Both the Socialists of José Sócrates, caretaker prime minister, and the centre-right Social Democrats (PSD), the main opposition party, have signed up to a package due to be approved today by the European Union and the International Monetary Fund.
But divergences over how to achieve the targets set out in the three-year programme of tough austerity measures and economic reforms have raised concerns over how successfully and at what pace they will be carried out.
In a hard-fought campaign, with the two main parties virtually level in opinion polls, Mr Sócrates accused the PSD of using the EU-IMF deal as a pretext for proposing “the most radical rightwing programme ever put forward” in Portugal.
PSD plans to privatise state broadcasters, transport companies, financial institutions and water utilities and to “open state education and healthcare to private enterprise” went far beyond the bail-out agreement, said Mr Sócrates.
A PSD victory would put “social justice and equality of opportunity at risk”, he said at the weekend.
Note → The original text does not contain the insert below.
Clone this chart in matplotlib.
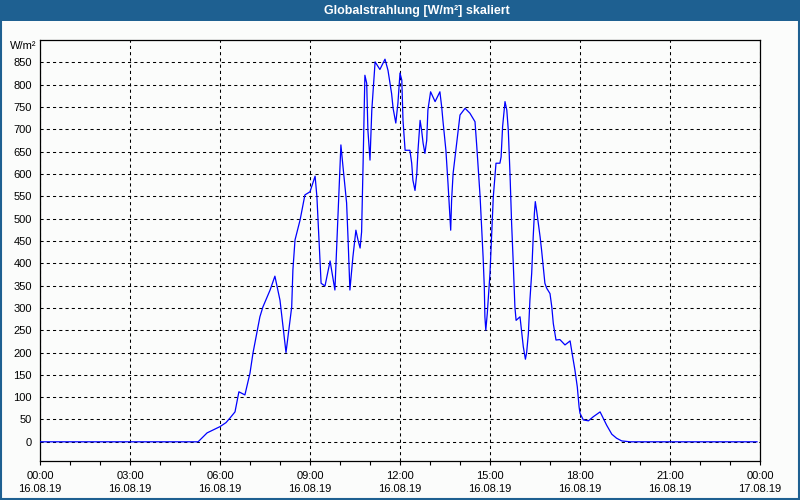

But Pedro Passos Coelho, PSD leader, said his election manifesto intentionally went “further and deeper” than the EU-IMF package in an effort to lift Portugal out of “the cycle of poverty” created by six years of socialist government.
Mr Sócrates’s election programme was based on the same policies that had brought the country to “the brink of bankruptcy”, he told PSD supporters in the Azores islands at the weekend.
Policy disagreements over painful deficit-reduction measures have been intensified by the latest EU economic forecasts. Portugal is the only European country projected to be in recession in 2012, with unemployment reaching a record 13 per cent and public debt exceeding 100 per cent of gross domestic product for the first time.
According to José Pacheco Pereira, a historian and senior figure in the PSD, the Socialists plan to “sidestep, postpone, evade and, in some circumstances, simply not apply” the bail-out deal.
Voters who wanted to “resist [the EU-IMF programme] and who believe that is possible” would vote Socialist, he wrote in a newspaper column.
Those who understood that it would have a “remedial impact on the role of state” and was, “in effect, Portugal’s last chance” would support the PSD.
Concerns over how effectively the next government will execute the bail-out agreement have been heightened by opinion polls suggesting that neither the PSD nor the Socialists would gain a clear majority in the election. Most polls give the Socialists a lead of 2-3 percentage points over the PSD, but the difference is within the margin of statistical error.
Mr Passos Coelho has ruled out serving in a government coalition with the Socialists. But the polls indicate his that preferred coalition with the small conservative Popular party would not command an overall majority in parliament.
Political analysts fear that attempts to form a majority coalition government after a close election result would involve protracted negotiations, possibly resulting in an impasse or another weak minority administration.
Mr Sócrates’s own minority government was defeated in parliament in March, triggering the political crisis that he says forced Portugal to ask for a bail-out.